February 1, 2010

3 Min Read

Every time a consumer buys a tortilla platter or bag of corn chips to go with burgers, Larry Nun smiles.

Well, maybe not every time. But the Geneva, NE, grower counts on products made from food-grade corn to help him crunch on a 60¢/bu. or higher premium price for his white corn crop.

Nun and his father Donald have been in the food-corn production business for 20 years. First yellow, then white corn has helped them boost the bottom line on their 1,750-acre corn, soybean and wheat farm in eastern Nebraska.

“About 60% of our corn is irrigated and all of our irrigated corn is white food-grade corn,” says Nun. “White corn has always provided us with a nice premium. That's good for us, especially when we see depressed price for regular corn.”

The food corn is marketed through a regional Farmers Co-op elevator in Dorchester, NE. It is usually delivered between January and July of the following year, depending on contract delivery specifications. Until then it is stored on farm.

Marketing techniques vary. “We sometimes sell futures contracts to lock in that price, then wait to set the basis when it narrows,” says Nun. “White corn usually has a basis (difference between cash and futures prices) that's about 80¢ higher than the regular basis.

“So if the regular basis is 40¢ under for regular yellow corn, it runs about 20¢ over for white corn.”

WITH THAT TYPE of basis, Nun averaged $4.40-4.35/bu. for his 2009 crop. “We sold futures contracts throughout the year and finished them off when we saw the market rally in October (when December 2009 futures prices topped $4.10),” he says.

He also uses put options on occasion to secure a floor price until he is able to establish a basis. The October rally opened the door for some food-corn sales for the 2010 crop.

“I got some December 2010 puts bought (in the $4.25-4.35 range) in late October,” he says, guaranteeing him a floor price in that range. With the 60¢-higher basis, he could blow past $4.40-4.50 when he gets it set, likely after the harvest this fall. And if futures prices take off, he can take advantage of the upside swing and take additional profits.

While there are stout premiums for food corn, there is still very little in production. Markets are often limited.

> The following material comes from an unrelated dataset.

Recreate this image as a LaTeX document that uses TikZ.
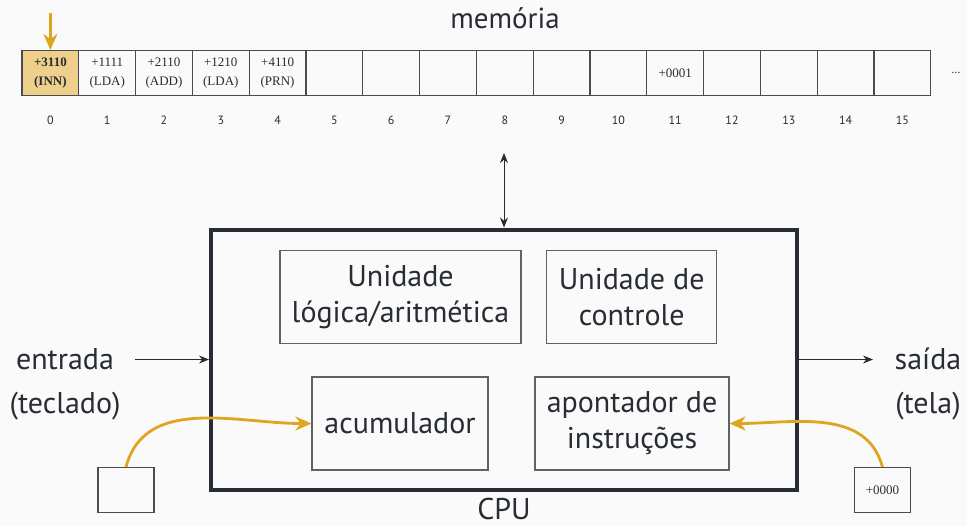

In Iowa, for example, a survey of specialty corn and soybean production in the mid-2000s showed there were about 450,000 acres of specialty corn grown — less than 4% of the state's production. White corn amounted to only 11,000 acres.

Chris Hurt, Purdue University Extension economist, reminds growers that they'll likely face more obligations for white or yellow food-corn contracts. “Generally, there are conditional functions the producer has to provide,” he says. “It may be cleaning out the combine, dedicated storage, deliveryat the call of the buyer and other stipulations.”

Hurt says food-corn varieties may not yield as well as conventional corn.

He encourages growers to “make sure of the financial integrity of the buyer of any specialty crop,” adding that while premiums are usually available for specialty crops, there may also be discounts.

“If for some reason there is a problem on the demand side for white corn or other food-grade corn, then your corn might be discounted instead of receiving a premium.”

Nun plants food corn at the same time he plants conventional corn, in April. He always applies a fungicide to get a jump on disease and insect pressure. “At harvest we dry it down to 14.5%.

“Food corn might take a little extra effort, but it's sure worth it with the types of premiums we receive,” Nun says.